Do you remember "warm hubs"? It feels like no time at all since last winter's issues with fuel poverty and heating, getting through the colder months with the cost of living spiraling. Now we've changed the clocks once more, summer has gone and we are into late autumn, and the cost of living is still high. As an arts for wellbeing practitioner, I'm thinking at the moment where arts for wellbeing fit with people's struggles just to get by.
These very struggles obviously impact on wellbeing. It's not easy to feel upbeat and positive if you're cold and anxious about bills and the winter's stretching ahead. And art (or music or dance or any of the arts) have all been proven to help wellbeing. But might they feel trivial and a luxury? To someone who isn't sure they can afford to turn the heating on, might the suggestion that art lifts mood seem insulting? Or just insensitive? "First world problems" and "nicer problems to have" are expressions that spring to mind. So too is Marie Antoinette's famous response when told people had no bread to eat: "Then eat cake instead."

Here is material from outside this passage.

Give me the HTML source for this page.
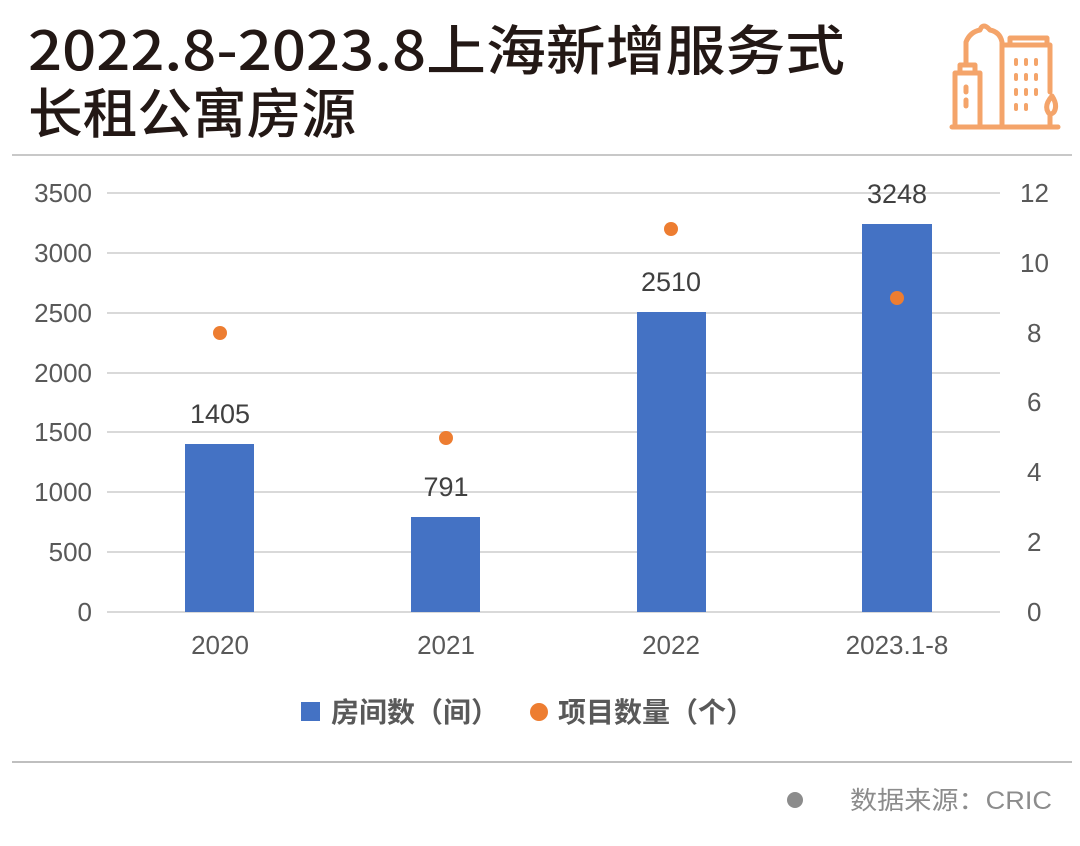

Recently I heard about Bassetlaw Action Centre in Nottinghamshire supplying warm packs to struggling households in this former mining area. The packs contain oil radiators and an electric blanket, to heat rooms at far lower cost. Initiatives like warm packs and warm hubs have started gearing up again for another winter. Organisations like the CAB have announced soaring levels of people requesting financial support or help with mental health – in many places, demand has doubled. The need for mental health care here brought me back to thinking where arts for wellbeing fit in. They won't fix the cost of living. They won't literally warm up winter. But all I've experienced and seen and heard over three years sharing art for wellbeing with people in different situations has lightlighted one thing. That life with art (or craft or drama or music) is far richer and more colourful and stimulating and satisfying than life without. It isn't for everyone, but for most there'll be at least one art form that can enhance life.
People asking for mental health support may have mental health issues because of the cost of living. Practical support with heating and eating will ease these. But the nagging fear will likely remain, and their issues may be deeper rooted. This is where arts for wellbeing can come in, opening up space away from everyday issues. And art can be an economical hobby – drawing with a pencil, or upcycling old fabric scraps to use for craft. You could even try making a draught excluder or knitting or sewing a throw or scarf to fight the cold too.
Wellbeing depends on so many different issues, but confidence, empowerment, inclusion are integral. Feeling excluded, shut out, powerless, unable to do what you want or need to do, all erode mood and wellbeing, whether little by little or all at once. Reducing life to a struggle to feel warm and full shrinks perspectives. Arts throw the doors open wide again.